[caption id="attachment_200124" align="aligncenter" width="560" caption="Ilustrasi/ Admin (tribunnews.com)"][/caption]
Euforia dan dukungan suporter Indonesia terhadap timnas sepakbolanya terus mengalami lonjakan. Di luar masih adanya beberapa kasus kekerasan, bahkan yang memakan korban jiwa, semakin banyak penonton yang mau berbondong-berbondong datang ke stadion untuk menyaksikan Skuad Garuda bertanding, terutama saat menjadi tuan rumah.
Dualisme kepengurusan PSSI dan liga yang tak juga sembuh setelah ketua PSSI sebelumnya, Nurdin Halid, turun pun tidak mempengaruhi euforia itu. Suporter seakan tak peduli. Bahkan banyak suporter yang menegaskan bahwa mereka mendukung timnasnya, bukan PSSI-nya. Agak bias, tetapi itulah yang terjadi.

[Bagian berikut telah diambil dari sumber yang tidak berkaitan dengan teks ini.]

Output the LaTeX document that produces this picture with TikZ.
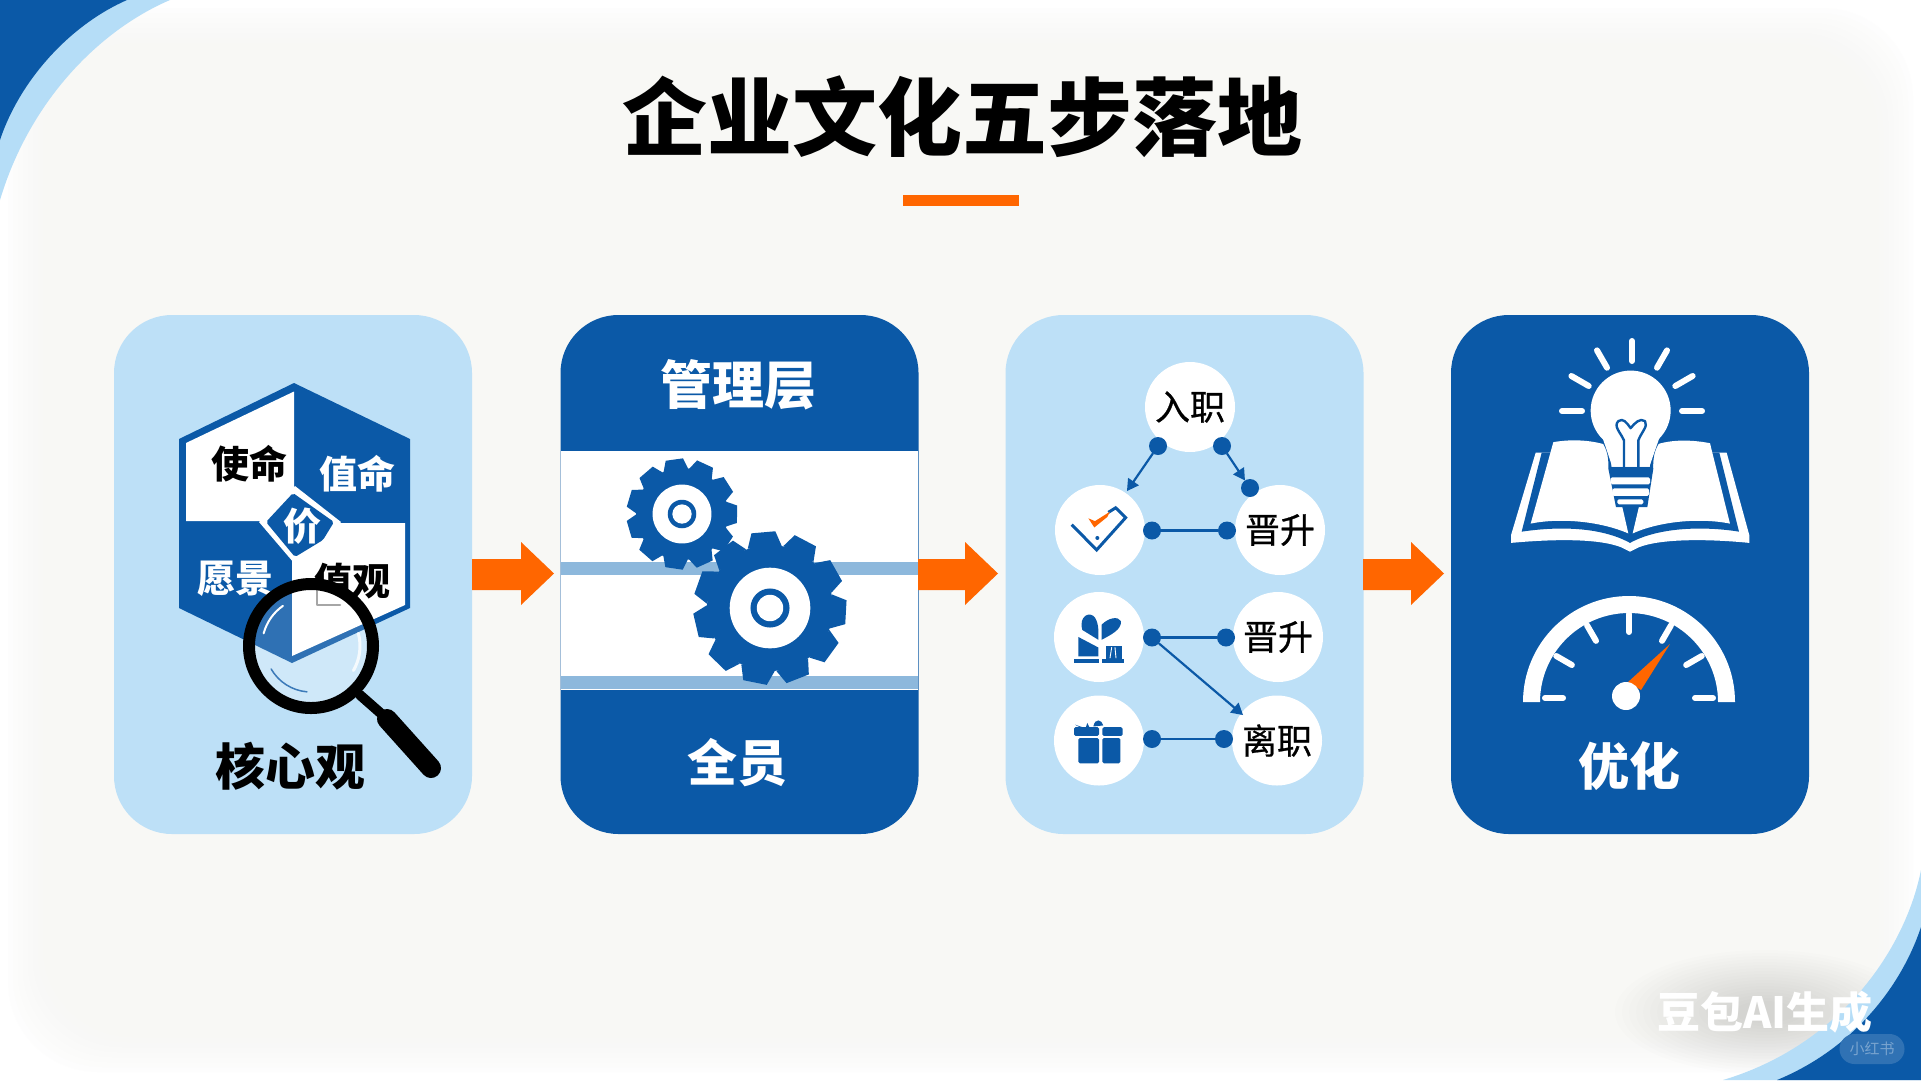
\documentclass[tikz,border=0pt]{standalone}
\usepackage{fontspec}
\setmainfont{Noto Sans CJK SC}
\usepackage{xcolor}
\usetikzlibrary{arrows}
\definecolor{deepblue}{HTML}{0B59A7}
\definecolor{paleblue}{HTML}{BDE0F7}
\definecolor{bandblue}{HTML}{B5DDF7}
\definecolor{stripeblue}{HTML}{8DB8DC}
\definecolor{flame}{HTML}{FF6600}
\definecolor{paper}{HTML}{F8F8F5}
\tikzset{
  panelbox/.style={rounded corners=58pt,minimum width=358pt,minimum height=519pt,inner sep=0pt},
  whitedisc/.style={circle,fill=white,minimum size=90pt,inner sep=0pt,font=\fontsize{35}{37}\selectfont\addfontfeature{FakeBold=0.6}},
  linkdot/.style={circle,fill=deepblue,minimum size=18pt,inner sep=0pt},
  linkline/.style={draw=deepblue,line width=2.2pt},
  bold38/.style={font=\fontsize{38}{40}\selectfont\bfseries,inner sep=0pt},
  bold50/.style={font=\fontsize{50}{52}\selectfont\bfseries,inner sep=0pt}
}
\newcommand{\gearwheel}[6]{% x, y, root, tip, teeth, phase
  \fill[deepblue] (#1,#2) circle (#3pt);
  \foreach \k in {1,...,#5}
    \fill[deepblue,shift={(#1,#2)},rotate={360/#5*\k+#6}] ({-0.27*#3},{-#3+2}) -- ({-0.19*#3},{-#4}) -- ({0.19*#3},{-#4}) -- ({0.27*#3},{-#3+2}) -- cycle;
  \fill[white] (#1,#2) circle ({0.64*#3 pt});
  \fill[deepblue] (#1,#2) circle ({0.31*#3 pt});
  \fill[white] (#1,#2) circle ({0.21*#3 pt});
}
\newcommand{\flowarrow}[2]{%
  \fill[flame,line join=miter] (#1,559) -- (#2,559) -- (#2,542) -- ({#2+33},573.5) -- (#2,605) -- (#2,590) -- (#1,590) -- cycle;
}
\begin{document}
\begin{tikzpicture}[line cap=round,line join=round,>=triangle 60,x=1.0pt,y=-1.0pt]
	\useasboundingbox (0,0) rectangle (1921,1080);
	\clip (0,0) rectangle (1921,1080);
	\fill[white] (0,0) rectangle (1921,1080);
	\foreach \d in {0,...,17}
		\fill[paper,opacity=0.16,rounded corners=90pt] ({8+5*\d},{8+5*\d}) rectangle ({1913-5*\d},{1072-5*\d});
	\foreach \d in {0,...,17}
		\fill[black,opacity=0.007] (1765,1012) ellipse ({150-7*\d} and {62-3*\d});
	% corners
	\fill[bandblue] (0,0) -- (0,200) .. controls (30,100) and (100,30) .. (170,0) -- cycle;
	\fill[deepblue] (0,0) -- (0,140) .. controls (20,80) and (70,25) .. (127,0) -- cycle;
	\fill[bandblue] (1921,1080) -- (1921,870) .. controls (1905,950) and (1840,1045) .. (1723,1080) -- cycle;
	\fill[deepblue] (1921,1080) -- (1921,927) .. controls (1900,990) and (1850,1050) .. (1777,1080) -- cycle;
	% title
	\node[font=\fontsize{85}{90}\selectfont\bfseries,inner sep=0pt] (title) at (962,117) {企业文化五步落地};
	\fill[flame] (903,195) rectangle (1019,206);
	% panels
	\node[panelbox,fill=paleblue] (panelone) at (293,574.5) {};
	\node[panelbox,fill=deepblue] (paneltwo) at (739.5,574.5) {};
	\node[panelbox,fill=paleblue] (panelthree) at (1184.5,574.5) {};
	\node[panelbox,fill=deepblue] (panelfour) at (1630,574.5) {};
	\flowarrow{472}{521}
	\flowarrow{918}{965}
	\flowarrow{1363}{1411}
	% hexagon
	\coordinate (hexT) at (294,383);
	\coordinate (hexUR) at (410,439);
	\coordinate (hexLR) at (410,608);
	\coordinate (hexB) at (292,663);
	\coordinate (hexLL) at (179,608);
	\coordinate (hexUL) at (179,439);
	\fill[deepblue] (hexT) -- (hexUR) -- (hexLR) -- (hexB) -- (hexLL) -- (hexUL) -- cycle;
	\fill[white] (186,443) -- (294,391.5) -- (294,489.5) -- (266,521) -- (186,521) -- cycle;
	\fill[white] (333,523) -- (405,523) -- (405,605) -- (292,656) -- (292,560) -- cycle;
	\fill[white] (295,486) -- (341,522) -- (323,548) -- (294,563) -- (259,522) -- cycle;
	\fill[deepblue,rounded corners=2pt] (293,493) -- (334,522) -- (323,540) -- (295,557) -- (266,522) -- cycle;
	\node[bold38] (missionl) at (249,464) {使命};
	\node[bold38,white] (missionr) at (357,473.7) {值命};
	\node[bold38,white] (jia) at (302,526) {价};
	\node[bold38,white] (vision) at (235,579) {愿景};
	\node[bold38] (values) at (352,581) {值观};
	\node[bold50] (coreview) at (290,766) {核心观};
	% magnifier
	\begin{scope}
		\clip (311,646) circle (60pt);
		\fill[paleblue!85!white] (311,646) circle (60pt);
		\fill[deepblue] (hexT) -- (hexUR) -- (hexLR) -- (hexB) -- (hexLL) -- (hexUL) -- cycle;
		\fill[white] (292,560) -- (405,560) -- (405,605) -- (292,656) -- cycle;
		\fill[white,opacity=0.15] (311,646) circle (60pt);
		\draw[gray!70,line width=2.5pt] (317,591) -- (317,605) -- (340,605);
		\draw[white,line width=2pt] (311,646) ++(125:49pt) arc (125:165:49pt);
		\draw[white,opacity=0.8,line width=3pt] (311,646) ++(-30:49pt) arc (-30:15:49pt);
		\draw[deepblue!80,line width=1.5pt] (311,646) ++(-150:46pt) arc (-150:-95:46pt);
	\end{scope}
	\draw[black,line width=12pt] (311,646) circle (62pt);
	\draw[black,line width=10pt] (360,695) -- (385,717);
	\draw[black,line width=20pt] (387,719) -- (431,768);
	% management layers
	\fill[white] (561,451) rectangle (918,690);
	\fill[stripeblue] (561,561.5) rectangle (918,575);
	\fill[stripeblue] (561,675.5) rectangle (918,689);
	\node[bold50,white,font=\fontsize{52}{54}\selectfont\bfseries] (managers) at (738,385) {管理层};
	\node[bold50,white] (everyone) at (737,763) {全员};
	\gearwheel{682}{514}{46}{55}{11}{8}
	\gearwheel{770}{608}{63}{76}{11}{5}
	% career path
	\node[whitedisc] (entry) at (1190,407) {入职};
	\node[whitedisc] (checkdisc) at (1100,530) {};
	\node[whitedisc] (promoteone) at (1280,530) {晋升};
	\node[whitedisc] (plantdisc) at (1099,637) {};
	\node[whitedisc] (promotetwo) at (1278,637) {晋升};
	\node[whitedisc] (giftdisc) at (1099,740.5) {};
	\node[whitedisc] (leave) at (1277,740.5) {离职};
	\node[linkdot] (entryL) at (1158,446) {};
	\node[linkdot] (entryR) at (1222,446) {};
	\node[linkdot] (promoteT) at (1250,488) {};
	\coordinate (checkT) at (1127,491);
	\node[linkdot] (checkR) at (1152,530.5) {};
	\node[linkdot] (promoteL) at (1227,530.5) {};
	\node[linkdot] (plantR) at (1152,637.5) {};
	\node[linkdot] (secondL) at (1226,637.5) {};
	\coordinate (leaveT) at (1243,715);
	\node[linkdot] (giftR) at (1152,739) {};
	\node[linkdot] (leaveL) at (1224,739) {};
	\draw[linkline,->] (entryL) -- (checkT);
	\draw[linkline,->] (entryR) -- (promoteT);
	\draw[linkline] (checkR) -- (promoteL);
	\draw[linkline] (plantR) -- (secondL);
	\draw[linkline,->] (plantR) -- (leaveT);
	\draw[linkline] (giftR) -- (leaveL);
	\begin{scope}[shift={(1000,300)},x=0.3333pt,y=-0.351pt]
		\draw[deepblue,line width=3pt,line cap=butt,line join=miter] (215,640) -- (290,712) -- (377,620) -- (347,592) -- (325,605);
		\fill[flame] (265,622) -- (285,630) -- (330,603) -- (322,618) -- (283,648) -- cycle;
		\fill[deepblue] (292,678) circle (2pt);
		\fill[deepblue] (235,960) -- (295,990) -- (295,1015) -- (235,1015) -- cycle;
		\fill[deepblue] (247,940) .. controls (235,900) and (270,885) .. (285,905) .. controls (298,925) and (295,950) .. (295,968) -- cycle;
		\fill[deepblue] (305,925) .. controls (325,905) and (355,900) .. (363,915) .. controls (365,940) and (330,955) .. (305,968) -- cycle;
		\fill[deepblue] (318,985) rectangle (365,1030);
		\draw[white,line width=0.9pt] (335,990) -- (330,1020) (345,990) -- (348,1020);
		\fill[deepblue] (222,1022) rectangle (297,1034);
		\fill[deepblue] (305,1022) rectangle (372,1034);
		\fill[deepblue,rounded corners=1.5pt] (235,1248) rectangle (297,1320);
		\fill[deepblue,rounded corners=1.5pt] (307,1248) rectangle (361,1320);
		\fill[deepblue,rounded corners=1.5pt] (222,1217) rectangle (297,1242);
		\fill[deepblue,rounded corners=1.5pt] (307,1217) rectangle (368,1242);
		\fill[deepblue] (225,1210) -- (255,1225) -- (262,1205) -- (272,1225) -- cycle;
		\fill[deepblue] (280,1215) .. controls (285,1190) and (305,1195) .. (310,1212) -- cycle;
	\end{scope}
	% book, lamp and gauge
	\begin{scope}[shift={(1440,300)},x=0.3333pt,y=-0.351pt]
		\fill[white] (287,435) -- (213,670) -- (213,692) .. controls (350,680) and (480,680) .. (545,705) -- (570,717) -- (595,705) .. controls (660,680) and (800,680) .. (928,692) -- (928,670) -- (860,435) -- cycle;
		\fill[deepblue] (305,435) -- (245,660) .. controls (350,645) and (480,645) .. (570,692) .. controls (660,645) and (800,645) .. (897,660) -- (838,435) -- cycle;
		\fill[white] (340,405) .. controls (400,395) and (460,400) .. (505,415) -- (565,665) .. controls (480,630) and (360,620) .. (272,637) -- cycle;
		\fill[white] (810,408) .. controls (740,395) and (680,400) .. (640,415) -- (578,665) .. controls (660,630) and (780,620) .. (870,637) -- cycle;
		\draw[deepblue,fill=white,line width=3pt] (478,385) .. controls (505,420) and (510,440) .. (510,480) -- (635,480) .. controls (635,440) and (640,420) .. (668,385) -- cycle;
		\fill[white] (572,315) circle (40pt);
		\fill[white] (485,385) -- (661,385) -- (628,475) -- (517,475) -- cycle;
		\fill[deepblue] (505,480) -- (640,480) -- (622,590) -- (528,590) -- cycle;
		\fill[white,rounded corners=1.5pt] (512,505) rectangle (630,525);
		\fill[white,rounded corners=1.5pt] (517,537) rectangle (627,558);
		\fill[white,rounded corners=1.5pt] (532,568) rectangle (610,582);
		\draw[deepblue,line width=2pt] (571,590) -- (571,665);
		\draw[deepblue,line width=2.4pt] (552,478) -- (552,400) .. controls (540,375) and (520,360) .. (535,345) .. controls (550,335) and (560,350) .. (572,365) .. controls (585,350) and (600,335) .. (615,345) .. controls (625,360) and (605,375) .. (595,400) -- (595,478);
	\end{scope}
	\foreach \a in {0,30,...,180}
		\draw[white,line width=6pt] (1632,411) ++(\a:50pt) -- ++(\a:20pt);
	\fill[white] (1523,702) arc (180:0:106pt) -- (1718,702) arc (0:180:89pt) -- cycle;
	\foreach \a in {0,30,...,180}
		\draw[white,line width=6pt] (1629,698) ++(\a:66pt) -- ++(\a:18pt);
	\fill[flame] (1628,682) -- (1670,644) -- (1641,690) -- cycle;
	\fill[white] (1626,696) circle (14pt);
	\node[bold50,white,font=\fontsize{51}{53}\selectfont\bfseries] (refine) at (1629,766) {优化};
	% watermark
	\node[white,font=\fontsize{43}{45}\selectfont\bfseries,inner sep=0pt] (stampai) at (1765,1012) {豆包AI生成};
	\node[fill=deepblue!85!white,rounded corners=15pt,minimum width=65pt,minimum height=30pt,inner sep=0pt,text=deepblue!55!white,font=\fontsize{15}{16}\selectfont] (stampxhs) at (1872,1049) {小红书};
\end{tikzpicture}
\end{document}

Bukan hal aneh ketika timnas bertanding, GBK begitu merah. Kalau kita menyaksikan langsung, kita akan merasakan tribun yang seperti akan roboh setiap timnas kita mencetak gol. Begitu pun yang terjadi dalam beberapa hari ini di Stadion Utama Riau. Tiket selalu sold out. Stadion utama Riau adalah satu dari dua stadion yang digunakan Indonesia sebagai tuan rumah untuk menyelenggarakan kualifikasi Piala Asia U-22, selain stadion Kaharudin Nasution, yang juga di Riau.
Memang, setidaknya sejak menjadi salah satu tuan rumah babak grup Piala AFF 2010, kerinduan suporter pada permainan menarik yang disuguhkan timnas dan prestasi yang membanggakan terus tumbuh. Kala itu, kita mengenal Zulkifli Syukur dan M. Nasuha sebagai bek sayap yang begitu prima, Firman Utina yang menunjukkan bahwa Indonesia punya playmaker berkelas, Okto Maniani yang punya kecepatan luar biasa di sayap, serta duo naturalisasi di lini depan yang sangat berbahaya: Irfan Bachdim dan Christian Gonzales. Sayang, akhirnya Indonesia harus puas keluar sebagai runner-up setelah secara aggregate kalah 2-4 dari Malaysia.
Tahun lalu, Indonesia kembali dipercaya menjadi tuan rumah. Kala itu, ajangnya adalah SEA Games. Sesuai aturan, tim yang dikirim adalah U-23. Kemudian kita dibuat tercengang dengan aksi duo muda Papua: Patrich Wanggai dan Titus Bonai. Penampilan menawan sejak pertandingan pertama lagi-lagi berakhir dengan hasil tak memuaskan di partai final. Lagi-lagi Indonesia kalah dari Malaysia.
Hari ini, kita menyaksikan bahwa bakat-bakat sepakbola Indonesia terus lahir. Memilih Riau sebagai venue untuk menjamu tamu-tamu di grup E kualifikasi Piala Asia U-22, kita berharap banyak pada kualitas individu Andik Vermansyah. Namun, ketika Andik begitu individualis dan hanya mampu membuat kita berdecak kagum dengan skill-nya tanpa mampu memberikan kontribusi berarti, kita mengenal satu bakat lagi dari timur negeri ini, Nyong Ambon Hendra Adi Bayauw. Kualitas individunya juga luar biasa. Beroperasi di lini kedua, Bayauw juga punya kemampuan mencetak gol yang sangat baik. Di pertandingan terakhir melawan Macau, ia mencetak dua gol.
Skuad Garuda Muda seakan kembali meminta kita menjaga harapan. Menempati urutan ketiga klasemen grup E dengan sisa dua pertandingan, peluang Indonesia lolos ke putaran final Piala Asia U-22 masih sangat terbuka. Malam ini Indonesia menantang Jepang, dan pada akhir pekan nanti akan melakoni laga terakhir melawan Singapura.
Mengakhiri tiga pertandingan dengan dua kemenangan tentu hasil yang sangat positif. Saya mengapresiasi itu. Bahkan, saat kalah dari Australia di pertandingan pertama, Indonesia tampil begitu dominan, terus menekan tim yang diperkuat beberapa pemain Liga Inggris itu.
Putaran final Piala Asia akan diikuti oleh 16 tim. Juara dan runner-up ketujuh grup serta peringkat tiga terbaik akan lolos ke putaran final bersama tuan rumah. Dengan kualitas lini depan yang sangat potensial, saya sudah mempersiapkan teriakan-teriakan bangga saat menyaksikan mereka dalam dua pertandingan mereka beberapa hari ini. Mengejutkan Jepang nanti malam, dan memaksa Singapura pulang akhir pekan nanti. Semoga.